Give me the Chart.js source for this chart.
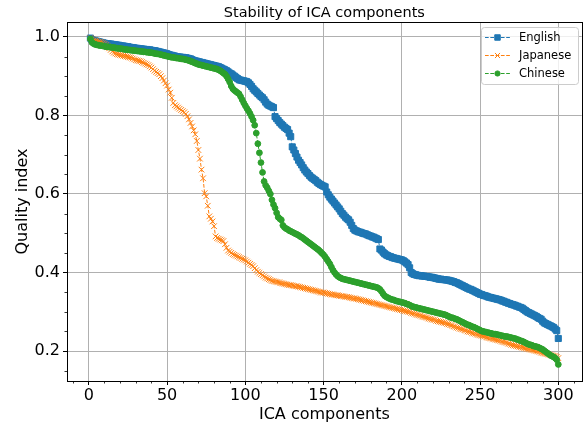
<!DOCTYPE html>
<html><head><meta charset="utf-8">
<script src="https://cdn.jsdelivr.net/npm/chart.js@4/dist/chart.umd.min.js"></script>
<style>html,body{margin:0;padding:0;background:#fff}#wrap{width:587px;height:426px;position:relative}</style>
</head><body><div id="wrap"><canvas id="c" width="587" height="426"></canvas></div>
<script>
const components = Array.from({length: 300}, (_, i) => i + 1);
const seriesNames = ['English', 'Japanese', 'Chinese'];
const xTicks = [0, 50, 100, 150, 200, 250, 300];
const yTicks = [0.2, 0.4, 0.6, 0.8, 1.0];
const chartTitle = 'Stability of ICA components';
const xTitle = 'ICA components';
const yTitle = 'Quality index';

const english = [
0.997,0.993,0.991,0.990,0.989,0.988,0.987,0.986,0.985,0.984,
0.983,0.983,0.982,0.982,0.981,0.980,0.980,0.979,0.979,0.978,
0.977,0.977,0.976,0.975,0.975,0.974,0.973,0.973,0.972,0.971,
0.971,0.970,0.970,0.969,0.969,0.968,0.968,0.967,0.967,0.966,
0.965,0.965,0.964,0.963,0.962,0.961,0.960,0.959,0.958,0.957,
0.955,0.954,0.953,0.952,0.951,0.950,0.949,0.949,0.948,0.948,
0.947,0.947,0.946,0.945,0.944,0.942,0.940,0.939,0.938,0.937,
0.936,0.935,0.934,0.933,0.932,0.931,0.930,0.929,0.928,0.927,
0.926,0.925,0.924,0.922,0.920,0.918,0.916,0.914,0.911,0.908,
0.906,0.903,0.900,0.897,0.894,0.891,0.890,0.889,0.888,0.887,
0.886,0.883,0.879,0.874,0.868,0.864,0.860,0.856,0.852,0.848,
0.845,0.840,0.834,0.829,0.826,0.824,0.822,0.820,0.797,0.792,
0.787,0.782,0.778,0.774,0.770,0.767,0.764,0.755,0.746,0.720,
0.712,0.703,0.694,0.686,0.680,0.674,0.667,0.661,0.656,0.652,
0.647,0.643,0.640,0.637,0.634,0.630,0.627,0.624,0.622,0.620,
0.618,0.605,0.598,0.592,0.587,0.582,0.577,0.572,0.567,0.562,
0.556,0.550,0.546,0.541,0.537,0.534,0.528,0.520,0.512,0.508,
0.506,0.504,0.503,0.502,0.500,0.499,0.498,0.496,0.494,0.493,
0.491,0.490,0.488,0.486,0.484,0.460,0.457,0.452,0.448,0.445,
0.443,0.441,0.440,0.438,0.437,0.436,0.435,0.434,0.433,0.432,
0.430,0.427,0.424,0.420,0.412,0.400,0.397,0.395,0.394,0.393,
0.392,0.392,0.391,0.391,0.390,0.390,0.389,0.388,0.388,0.387,
0.386,0.385,0.384,0.383,0.383,0.382,0.382,0.381,0.381,0.380,
0.379,0.378,0.377,0.375,0.374,0.372,0.370,0.368,0.366,0.364,
0.362,0.360,0.358,0.357,0.355,0.353,0.351,0.349,0.347,0.345,
0.344,0.342,0.341,0.340,0.338,0.337,0.336,0.335,0.334,0.333,
0.332,0.331,0.330,0.328,0.327,0.325,0.324,0.322,0.321,0.319,
0.318,0.317,0.315,0.314,0.312,0.311,0.309,0.306,0.303,0.300,
0.298,0.296,0.294,0.292,0.290,0.288,0.285,0.283,0.281,0.276,
0.272,0.270,0.268,0.266,0.264,0.262,0.260,0.256,0.252,0.232
];

const japanese = [
0.997,0.994,0.991,0.990,0.989,0.988,0.987,0.986,0.984,0.982,
0.979,0.975,0.971,0.967,0.963,0.960,0.958,0.956,0.955,0.954,
0.953,0.952,0.951,0.950,0.949,0.948,0.947,0.945,0.943,0.941,
0.940,0.939,0.938,0.936,0.934,0.932,0.930,0.928,0.925,0.922,
0.918,0.914,0.911,0.908,0.905,0.900,0.895,0.889,0.882,0.876,
0.866,0.858,0.845,0.832,0.826,0.823,0.820,0.817,0.814,0.811,
0.808,0.804,0.798,0.790,0.781,0.772,0.762,0.752,0.735,0.712,
0.690,0.662,0.640,0.602,0.594,0.570,0.543,0.537,0.530,0.518,
0.492,0.488,0.486,0.484,0.482,0.480,0.472,0.463,0.456,0.453,
0.450,0.447,0.445,0.443,0.441,0.439,0.437,0.435,0.433,0.431,
0.428,0.425,0.422,0.419,0.416,0.411,0.406,0.402,0.399,0.396,
0.393,0.390,0.387,0.385,0.383,0.381,0.379,0.378,0.377,0.376,
0.375,0.374,0.373,0.372,0.371,0.370,0.369,0.368,0.368,0.367,
0.366,0.365,0.365,0.364,0.363,0.362,0.361,0.360,0.359,0.358,
0.357,0.356,0.355,0.354,0.353,0.352,0.351,0.350,0.349,0.349,
0.348,0.347,0.346,0.345,0.344,0.344,0.343,0.342,0.342,0.341,
0.340,0.340,0.339,0.338,0.338,0.337,0.336,0.335,0.334,0.334,
0.333,0.332,0.331,0.330,0.329,0.328,0.327,0.326,0.325,0.324,
0.323,0.322,0.321,0.320,0.319,0.318,0.317,0.316,0.315,0.314,
0.313,0.312,0.311,0.310,0.309,0.308,0.307,0.306,0.305,0.304,
0.303,0.302,0.301,0.300,0.299,0.297,0.296,0.295,0.293,0.292,
0.291,0.290,0.288,0.287,0.286,0.285,0.283,0.282,0.281,0.280,
0.279,0.277,0.276,0.275,0.274,0.273,0.272,0.271,0.269,0.268,
0.266,0.265,0.263,0.262,0.260,0.259,0.257,0.256,0.255,0.253,
0.252,0.250,0.249,0.248,0.246,0.245,0.244,0.242,0.241,0.240,
0.239,0.238,0.237,0.235,0.234,0.233,0.232,0.231,0.230,0.229,
0.228,0.227,0.226,0.224,0.223,0.222,0.221,0.219,0.218,0.216,
0.215,0.214,0.213,0.212,0.211,0.210,0.209,0.208,0.207,0.206,
0.205,0.204,0.203,0.202,0.201,0.200,0.199,0.198,0.196,0.195,
0.194,0.193,0.192,0.191,0.190,0.189,0.188,0.187,0.185,0.182
];

const chinese = [
0.995,0.986,0.983,0.981,0.980,0.979,0.978,0.978,0.977,0.976,
0.975,0.975,0.974,0.974,0.973,0.973,0.972,0.971,0.971,0.970,
0.970,0.969,0.968,0.968,0.967,0.967,0.966,0.966,0.965,0.965,
0.964,0.964,0.963,0.963,0.962,0.962,0.961,0.961,0.960,0.960,
0.959,0.958,0.957,0.957,0.956,0.955,0.954,0.953,0.952,0.951,
0.950,0.949,0.948,0.948,0.947,0.946,0.946,0.945,0.944,0.944,
0.943,0.942,0.941,0.940,0.938,0.937,0.935,0.933,0.932,0.930,
0.929,0.928,0.927,0.926,0.925,0.924,0.923,0.922,0.921,0.920,
0.919,0.918,0.916,0.914,0.911,0.908,0.905,0.900,0.893,0.885,
0.875,0.868,0.864,0.861,0.858,0.855,0.848,0.840,0.832,0.825,
0.818,0.812,0.805,0.797,0.788,0.775,0.755,0.728,0.705,0.680,
0.655,0.632,0.622,0.616,0.608,0.600,0.585,0.573,0.564,0.552,
0.541,0.537,0.534,0.520,0.515,0.512,0.510,0.507,0.505,0.503,
0.501,0.499,0.497,0.495,0.492,0.490,0.487,0.484,0.481,0.478,
0.475,0.472,0.469,0.466,0.463,0.460,0.457,0.453,0.449,0.445,
0.440,0.434,0.428,0.422,0.414,0.406,0.400,0.395,0.391,0.388,
0.386,0.384,0.383,0.382,0.381,0.380,0.379,0.378,0.377,0.376,
0.375,0.374,0.373,0.372,0.371,0.370,0.369,0.368,0.367,0.366,
0.365,0.364,0.363,0.362,0.360,0.357,0.352,0.346,0.341,0.338,
0.336,0.334,0.332,0.331,0.330,0.328,0.327,0.326,0.325,0.324,
0.323,0.322,0.320,0.319,0.317,0.315,0.313,0.312,0.311,0.310,
0.309,0.308,0.307,0.306,0.305,0.304,0.303,0.302,0.301,0.300,
0.299,0.298,0.297,0.296,0.295,0.294,0.293,0.292,0.290,0.288,
0.286,0.285,0.284,0.282,0.281,0.279,0.277,0.275,0.273,0.271,
0.269,0.267,0.266,0.264,0.262,0.261,0.259,0.257,0.255,0.253,
0.251,0.250,0.249,0.248,0.247,0.246,0.245,0.244,0.243,0.243,
0.242,0.241,0.240,0.239,0.238,0.237,0.237,0.236,0.235,0.234,
0.233,0.232,0.231,0.229,0.228,0.226,0.225,0.223,0.221,0.219,
0.217,0.216,0.215,0.213,0.212,0.211,0.210,0.208,0.206,0.204,
0.201,0.198,0.195,0.192,0.189,0.187,0.185,0.182,0.178,0.166
];

const colors = ['#1f77b4', '#ff7f0e', '#2ca02c'];
const styles = ['rect', 'crossRot', 'circle'];
const radii = [4.3, 4.0, 2.9];
const FONT = "'DejaVu Sans', sans-serif";

function toPoints(arr) { return arr.map((v, i) => ({x: components[i], y: v})); }
const seriesValues = [english, japanese, chinese];

const datasets = seriesValues.map((vals, k) => ({
  label: seriesNames[k],
  data: toPoints(vals),
  borderColor: colors[k],
  backgroundColor: colors[k],
  borderWidth: 1,
  borderDash: [3.7, 1.6],
  pointStyle: styles[k],
  pointRadius: radii[k],
  pointBorderWidth: 1,
  pointBorderColor: colors[k],
  pointBackgroundColor: colors[k],
  tension: 0,
  order: 3 - k
}));

function drawMarker(ctx, style, x, y, r, color) {
  ctx.save();
  ctx.fillStyle = color; ctx.strokeStyle = color; ctx.lineWidth = 1; ctx.setLineDash([]);
  ctx.beginPath();
  if (style === 'rect') {
    const s = Math.SQRT1_2 * r;
    ctx.rect(x - s, y - s, 2 * s, 2 * s); ctx.fill(); ctx.stroke();
  } else if (style === 'circle') {
    ctx.arc(x, y, r, 0, Math.PI * 2); ctx.fill(); ctx.stroke();
  } else {
    const d = Math.SQRT1_2 * r;
    ctx.moveTo(x - d, y - d); ctx.lineTo(x + d, y + d);
    ctx.moveTo(x - d, y + d); ctx.lineTo(x + d, y - d); ctx.stroke();
  }
  ctx.restore();
}

const decor = {
  id: 'decor',
  afterDraw(chart) {
    const {ctx, chartArea: a, scales} = chart;
    const xs = scales.x, ys = scales.y;
    ctx.save();
    ctx.strokeStyle = '#000'; ctx.lineWidth = 0.8;
    ctx.beginPath();
    for (let v = -10; v <= 310; v += 10) {
      if (v % 50 === 0) continue;
      const px = Math.round(xs.getPixelForValue(v)) + 0.5;
      ctx.moveTo(px, a.bottom); ctx.lineTo(px, a.bottom + 2.5);
    }
    for (let k = 3; k <= 20; k++) {
      if (k % 4 === 0) continue;
      const v = k * 0.05;
      if (v < ys.min || v > ys.max) continue;
      const py = Math.round(ys.getPixelForValue(v)) + 0.5;
      ctx.moveTo(a.left, py); ctx.lineTo(a.left - 2.5, py);
    }
    ctx.stroke();
    ctx.lineWidth = 1;
    ctx.strokeRect(Math.round(a.left) + 0.5, Math.round(a.top) + 0.5, Math.round(a.right - a.left), Math.round(a.bottom - a.top));
    ctx.fillStyle = '#000';
    ctx.textAlign = 'center';
    ctx.textBaseline = 'alphabetic';
    ctx.font = '14.5px ' + FONT;
    ctx.fillText(chartTitle, (a.left + a.right) / 2, 17);
    ctx.font = '16px ' + FONT;
    ctx.fillText(xTitle, (a.left + a.right) / 2, 419);
    ctx.save();
    ctx.translate(27, (a.top + a.bottom) / 2);
    ctx.rotate(-Math.PI / 2);
    ctx.fillText(yTitle, 0, 0);
    ctx.restore();
    const lx = 481, ly = 27, lw = 97, lh = 57;
    ctx.beginPath();
    if (ctx.roundRect) ctx.roundRect(lx + 0.5, ly + 0.5, lw, lh, 3); else ctx.rect(lx + 0.5, ly + 0.5, lw, lh);
    ctx.fillStyle = 'rgba(255,255,255,0.8)'; ctx.fill();
    ctx.strokeStyle = '#cccccc'; ctx.lineWidth = 1; ctx.stroke();
    ctx.font = '11.5px ' + FONT;
    ctx.textAlign = 'left'; ctx.textBaseline = 'middle';
    const rows = [37, 55, 73];
    seriesNames.forEach((name, k) => {
      const y = rows[k];
      ctx.save();
      ctx.strokeStyle = colors[k]; ctx.lineWidth = 1; ctx.setLineDash([3.7, 1.6]);
      ctx.beginPath(); ctx.moveTo(485, y + 0.5); ctx.lineTo(510, y + 0.5); ctx.stroke();
      ctx.restore();
      drawMarker(ctx, styles[k], 497.5, y + 0.5, radii[k] * 0.9, colors[k]);
      ctx.fillStyle = '#000';
      ctx.fillText(name, 519, y + 1);
    });
    ctx.restore();
  }
};

new Chart(document.getElementById('c'), {
  type: 'line',
  data: {datasets},
  plugins: [decor],
  options: {
    responsive: false,
    animation: false,
    devicePixelRatio: 1,
    layout: {padding: {left: 0, top: 22, right: 4, bottom: 0}},
    plugins: {legend: {display: false}, title: {display: false}, tooltip: {enabled: false}},
    scales: {
      x: {
        type: 'linear', min: -13.95, max: 314.95,
        afterBuildTicks: s => { s.ticks = xTicks.map(v => ({value: v})); },
        afterFit: s => { s.height = 45; },
        ticks: {color: '#000', font: {family: FONT, size: 16}, maxRotation: 0, autoSkip: false, padding: 1,
                callback: v => String(v)},
        grid: {color: '#b0b0b0', lineWidth: 1, tickColor: '#000', tickLength: 4, drawTicks: true},
        border: {display: false}
      },
      y: {
        type: 'linear', min: 0.1237, max: 1.038,
        afterBuildTicks: s => { s.ticks = yTicks.map(v => ({value: v})); },
        afterFit: s => { s.width = 67; },
        ticks: {color: '#000', font: {family: FONT, size: 16}, padding: 3, autoSkip: false,
                callback: v => Number(v).toFixed(1)},
        grid: {color: '#b0b0b0', lineWidth: 1, tickColor: '#000', tickLength: 4, drawTicks: true},
        border: {display: false}
      }
    }
  }
});
</script>
</body></html>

Problem to solve: Everything from the first line of the listing above through the line that contains "const yTitle = 'Quality index';" is to be restated word for word, minus the pictures.

Complete output:
Give me the Chart.js source for this chart.
<!DOCTYPE html>
<html><head><meta charset="utf-8">
<script src="https://cdn.jsdelivr.net/npm/chart.js@4/dist/chart.umd.min.js"></script>
<style>html,body{margin:0;padding:0;background:#fff}#wrap{width:587px;height:426px;position:relative}</style>
</head><body><div id="wrap"><canvas id="c" width="587" height="426"></canvas></div>
<script>
const components = Array.from({length: 300}, (_, i) => i + 1);
const seriesNames = ['English', 'Japanese', 'Chinese'];
const xTicks = [0, 50, 100, 150, 200, 250, 300];
const yTicks = [0.2, 0.4, 0.6, 0.8, 1.0];
const chartTitle = 'Stability of ICA components';
const xTitle = 'ICA components';
const yTitle = 'Quality index';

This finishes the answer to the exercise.